(Code that draws figures)
══════════

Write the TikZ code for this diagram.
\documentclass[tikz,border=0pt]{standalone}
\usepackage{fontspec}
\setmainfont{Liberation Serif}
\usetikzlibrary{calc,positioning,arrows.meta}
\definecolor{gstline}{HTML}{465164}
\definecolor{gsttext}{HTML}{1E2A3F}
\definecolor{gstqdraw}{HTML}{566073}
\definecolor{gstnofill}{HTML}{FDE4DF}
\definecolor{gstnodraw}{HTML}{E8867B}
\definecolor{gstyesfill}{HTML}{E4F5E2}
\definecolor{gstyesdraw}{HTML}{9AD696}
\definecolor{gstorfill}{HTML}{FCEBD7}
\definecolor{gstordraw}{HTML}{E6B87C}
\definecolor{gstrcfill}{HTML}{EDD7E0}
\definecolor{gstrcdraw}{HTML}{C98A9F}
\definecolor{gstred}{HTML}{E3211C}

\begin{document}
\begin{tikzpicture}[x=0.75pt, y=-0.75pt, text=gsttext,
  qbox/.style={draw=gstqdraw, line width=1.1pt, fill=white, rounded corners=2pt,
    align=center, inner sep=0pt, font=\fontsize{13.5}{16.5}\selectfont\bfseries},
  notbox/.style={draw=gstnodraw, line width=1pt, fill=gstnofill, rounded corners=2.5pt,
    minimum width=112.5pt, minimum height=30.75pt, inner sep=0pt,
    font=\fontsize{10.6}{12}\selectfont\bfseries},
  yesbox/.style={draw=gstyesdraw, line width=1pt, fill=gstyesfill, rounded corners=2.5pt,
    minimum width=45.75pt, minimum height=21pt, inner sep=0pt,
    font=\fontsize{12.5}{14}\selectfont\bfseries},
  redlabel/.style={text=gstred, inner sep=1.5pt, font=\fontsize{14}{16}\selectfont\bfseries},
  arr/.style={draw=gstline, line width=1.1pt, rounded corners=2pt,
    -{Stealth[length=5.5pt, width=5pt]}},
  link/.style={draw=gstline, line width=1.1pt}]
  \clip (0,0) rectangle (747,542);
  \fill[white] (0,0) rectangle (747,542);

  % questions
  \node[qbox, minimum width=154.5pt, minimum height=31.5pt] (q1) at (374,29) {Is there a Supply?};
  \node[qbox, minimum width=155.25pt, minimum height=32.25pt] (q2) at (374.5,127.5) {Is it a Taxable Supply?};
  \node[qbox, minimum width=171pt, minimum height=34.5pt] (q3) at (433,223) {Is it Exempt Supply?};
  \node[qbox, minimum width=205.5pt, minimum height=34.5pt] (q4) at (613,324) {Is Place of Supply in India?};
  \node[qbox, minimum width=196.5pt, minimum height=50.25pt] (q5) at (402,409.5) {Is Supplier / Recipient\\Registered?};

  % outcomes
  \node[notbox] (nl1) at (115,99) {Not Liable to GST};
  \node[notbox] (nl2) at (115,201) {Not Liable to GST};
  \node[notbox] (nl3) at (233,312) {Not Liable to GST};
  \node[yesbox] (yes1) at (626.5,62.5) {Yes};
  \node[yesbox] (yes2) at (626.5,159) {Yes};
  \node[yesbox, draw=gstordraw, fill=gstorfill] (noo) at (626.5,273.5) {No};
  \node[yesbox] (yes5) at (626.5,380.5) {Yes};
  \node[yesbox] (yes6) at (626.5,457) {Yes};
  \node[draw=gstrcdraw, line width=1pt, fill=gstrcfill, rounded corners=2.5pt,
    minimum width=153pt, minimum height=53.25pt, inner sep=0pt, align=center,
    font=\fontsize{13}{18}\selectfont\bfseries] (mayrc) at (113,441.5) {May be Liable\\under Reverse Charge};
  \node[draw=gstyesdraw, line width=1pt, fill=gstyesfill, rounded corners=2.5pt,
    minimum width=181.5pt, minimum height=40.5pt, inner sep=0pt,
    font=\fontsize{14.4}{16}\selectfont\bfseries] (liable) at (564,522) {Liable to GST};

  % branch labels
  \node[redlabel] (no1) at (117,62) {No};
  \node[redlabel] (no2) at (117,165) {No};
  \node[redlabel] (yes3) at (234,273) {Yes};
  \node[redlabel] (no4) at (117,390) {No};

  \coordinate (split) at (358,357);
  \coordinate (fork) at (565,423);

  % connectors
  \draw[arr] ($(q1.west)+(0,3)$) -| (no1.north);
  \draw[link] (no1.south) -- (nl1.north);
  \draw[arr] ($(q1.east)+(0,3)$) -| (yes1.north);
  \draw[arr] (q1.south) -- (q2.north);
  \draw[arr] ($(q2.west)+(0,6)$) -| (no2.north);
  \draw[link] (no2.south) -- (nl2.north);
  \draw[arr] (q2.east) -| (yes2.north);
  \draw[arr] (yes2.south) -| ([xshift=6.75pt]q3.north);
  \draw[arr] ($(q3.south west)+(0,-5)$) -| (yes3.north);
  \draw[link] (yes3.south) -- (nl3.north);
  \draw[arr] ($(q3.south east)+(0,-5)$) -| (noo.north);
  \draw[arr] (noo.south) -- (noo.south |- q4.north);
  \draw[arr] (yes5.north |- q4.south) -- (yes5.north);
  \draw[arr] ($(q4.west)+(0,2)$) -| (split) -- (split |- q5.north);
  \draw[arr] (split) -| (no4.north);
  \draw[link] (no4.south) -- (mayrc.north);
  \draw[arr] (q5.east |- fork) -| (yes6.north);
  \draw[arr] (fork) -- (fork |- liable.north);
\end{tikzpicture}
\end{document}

══════════

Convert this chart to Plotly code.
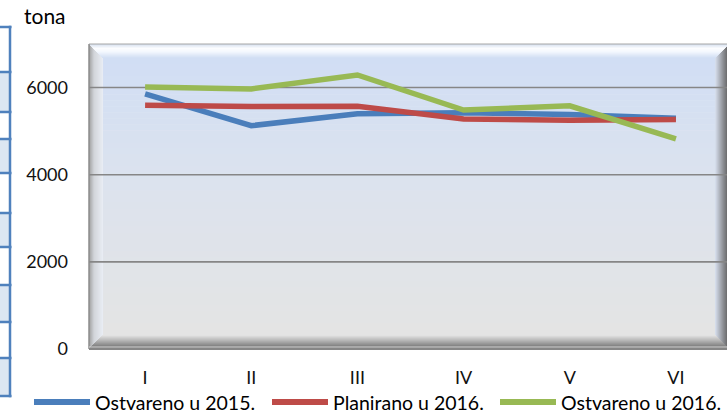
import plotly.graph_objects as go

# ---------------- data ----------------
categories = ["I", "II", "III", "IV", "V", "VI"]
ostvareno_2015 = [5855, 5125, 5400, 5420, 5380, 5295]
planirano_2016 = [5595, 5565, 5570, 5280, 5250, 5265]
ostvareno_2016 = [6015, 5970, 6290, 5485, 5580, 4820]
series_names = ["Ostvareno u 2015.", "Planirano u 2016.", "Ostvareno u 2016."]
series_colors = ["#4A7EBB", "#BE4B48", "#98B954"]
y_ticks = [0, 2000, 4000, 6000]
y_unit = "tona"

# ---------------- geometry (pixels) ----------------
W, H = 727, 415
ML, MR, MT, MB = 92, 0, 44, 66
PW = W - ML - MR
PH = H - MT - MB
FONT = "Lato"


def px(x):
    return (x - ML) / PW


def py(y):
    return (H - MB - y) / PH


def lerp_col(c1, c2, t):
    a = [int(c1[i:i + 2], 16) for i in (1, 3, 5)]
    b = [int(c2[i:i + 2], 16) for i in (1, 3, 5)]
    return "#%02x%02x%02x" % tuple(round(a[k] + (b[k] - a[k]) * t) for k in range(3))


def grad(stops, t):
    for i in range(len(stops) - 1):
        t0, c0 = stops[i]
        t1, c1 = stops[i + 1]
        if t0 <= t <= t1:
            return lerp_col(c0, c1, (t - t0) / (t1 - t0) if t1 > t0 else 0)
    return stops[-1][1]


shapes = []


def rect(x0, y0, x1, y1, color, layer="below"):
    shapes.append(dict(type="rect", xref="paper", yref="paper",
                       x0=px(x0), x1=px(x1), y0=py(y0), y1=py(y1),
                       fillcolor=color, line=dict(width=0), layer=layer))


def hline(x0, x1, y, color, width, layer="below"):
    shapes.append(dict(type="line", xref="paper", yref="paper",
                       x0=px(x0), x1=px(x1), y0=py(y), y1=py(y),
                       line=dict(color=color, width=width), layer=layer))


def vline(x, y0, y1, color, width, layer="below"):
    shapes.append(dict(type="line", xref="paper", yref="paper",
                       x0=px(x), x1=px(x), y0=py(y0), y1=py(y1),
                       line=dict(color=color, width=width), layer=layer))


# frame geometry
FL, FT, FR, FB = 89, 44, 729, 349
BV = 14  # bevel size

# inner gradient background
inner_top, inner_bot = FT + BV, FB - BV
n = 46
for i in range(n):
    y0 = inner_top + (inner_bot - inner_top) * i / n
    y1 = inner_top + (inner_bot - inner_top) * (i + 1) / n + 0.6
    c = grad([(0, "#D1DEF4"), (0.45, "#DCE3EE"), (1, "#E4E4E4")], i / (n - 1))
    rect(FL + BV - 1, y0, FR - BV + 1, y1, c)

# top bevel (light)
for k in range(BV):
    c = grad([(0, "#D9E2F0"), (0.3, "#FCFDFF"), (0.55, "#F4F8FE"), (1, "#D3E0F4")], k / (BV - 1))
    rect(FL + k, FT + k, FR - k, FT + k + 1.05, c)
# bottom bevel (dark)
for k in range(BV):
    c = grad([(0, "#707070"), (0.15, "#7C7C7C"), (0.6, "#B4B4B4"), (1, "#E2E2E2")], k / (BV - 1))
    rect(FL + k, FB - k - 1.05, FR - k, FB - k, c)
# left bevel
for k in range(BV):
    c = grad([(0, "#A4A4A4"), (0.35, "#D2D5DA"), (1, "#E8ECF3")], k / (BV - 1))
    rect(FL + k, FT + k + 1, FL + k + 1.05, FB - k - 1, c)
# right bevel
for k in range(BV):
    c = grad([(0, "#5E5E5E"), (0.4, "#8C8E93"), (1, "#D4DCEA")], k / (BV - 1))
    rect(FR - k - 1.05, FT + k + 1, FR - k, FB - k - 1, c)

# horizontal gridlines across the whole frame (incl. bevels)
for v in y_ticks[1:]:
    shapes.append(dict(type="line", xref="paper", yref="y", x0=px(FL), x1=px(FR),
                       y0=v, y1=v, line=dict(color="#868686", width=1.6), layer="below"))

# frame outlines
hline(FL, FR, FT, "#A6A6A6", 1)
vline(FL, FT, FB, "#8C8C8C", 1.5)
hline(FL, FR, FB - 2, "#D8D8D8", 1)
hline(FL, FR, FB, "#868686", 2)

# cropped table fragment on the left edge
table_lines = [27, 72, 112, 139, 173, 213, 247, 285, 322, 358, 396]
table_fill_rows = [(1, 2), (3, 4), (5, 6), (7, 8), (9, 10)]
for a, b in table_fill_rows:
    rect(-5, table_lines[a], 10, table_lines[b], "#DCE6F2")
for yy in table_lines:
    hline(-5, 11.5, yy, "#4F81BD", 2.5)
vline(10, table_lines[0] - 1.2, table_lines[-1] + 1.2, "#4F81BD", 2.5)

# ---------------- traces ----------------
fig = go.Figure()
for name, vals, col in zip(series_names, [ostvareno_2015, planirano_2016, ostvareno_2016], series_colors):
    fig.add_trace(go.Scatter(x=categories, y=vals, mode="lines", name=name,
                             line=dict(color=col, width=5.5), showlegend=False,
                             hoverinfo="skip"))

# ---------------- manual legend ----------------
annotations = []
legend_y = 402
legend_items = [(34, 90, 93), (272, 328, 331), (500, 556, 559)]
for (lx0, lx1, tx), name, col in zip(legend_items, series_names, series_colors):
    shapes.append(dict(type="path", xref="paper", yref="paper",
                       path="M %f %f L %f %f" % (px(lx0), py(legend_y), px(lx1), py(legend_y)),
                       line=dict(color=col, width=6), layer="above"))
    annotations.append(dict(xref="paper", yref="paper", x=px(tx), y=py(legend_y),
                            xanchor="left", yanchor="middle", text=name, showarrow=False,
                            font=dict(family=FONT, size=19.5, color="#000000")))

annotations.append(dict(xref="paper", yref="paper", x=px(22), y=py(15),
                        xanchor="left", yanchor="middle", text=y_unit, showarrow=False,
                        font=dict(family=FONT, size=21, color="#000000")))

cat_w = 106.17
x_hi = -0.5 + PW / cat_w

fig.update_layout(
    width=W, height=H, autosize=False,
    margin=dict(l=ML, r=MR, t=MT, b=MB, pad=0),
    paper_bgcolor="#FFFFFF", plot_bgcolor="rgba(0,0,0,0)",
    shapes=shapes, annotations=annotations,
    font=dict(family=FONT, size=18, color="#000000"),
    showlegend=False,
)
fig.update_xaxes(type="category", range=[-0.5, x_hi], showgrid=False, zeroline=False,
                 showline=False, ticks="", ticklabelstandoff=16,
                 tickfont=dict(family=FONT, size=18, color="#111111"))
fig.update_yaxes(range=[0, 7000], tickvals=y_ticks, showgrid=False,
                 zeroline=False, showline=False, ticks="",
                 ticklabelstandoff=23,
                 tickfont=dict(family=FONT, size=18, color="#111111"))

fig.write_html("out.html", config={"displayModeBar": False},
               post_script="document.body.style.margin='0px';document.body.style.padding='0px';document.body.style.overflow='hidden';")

══════════

Challenge:
Repeat, word for word, the lines of the material above from the one holding "Convert this chart to Plotly code." through the one holding "return (H - MB - y) / PH". Leave out pictures.

Final result:
Convert this chart to Plotly code.
import plotly.graph_objects as go

# ---------------- data ----------------
categories = ["I", "II", "III", "IV", "V", "VI"]
ostvareno_2015 = [5855, 5125, 5400, 5420, 5380, 5295]
planirano_2016 = [5595, 5565, 5570, 5280, 5250, 5265]
ostvareno_2016 = [6015, 5970, 6290, 5485, 5580, 4820]
series_names = ["Ostvareno u 2015.", "Planirano u 2016.", "Ostvareno u 2016."]
series_colors = ["#4A7EBB", "#BE4B48", "#98B954"]
y_ticks = [0, 2000, 4000, 6000]
y_unit = "tona"

# ---------------- geometry (pixels) ----------------
W, H = 727, 415
ML, MR, MT, MB = 92, 0, 44, 66
PW = W - ML - MR
PH = H - MT - MB
FONT = "Lato"


def px(x):
    return (x - ML) / PW


def py(y):
    return (H - MB - y) / PH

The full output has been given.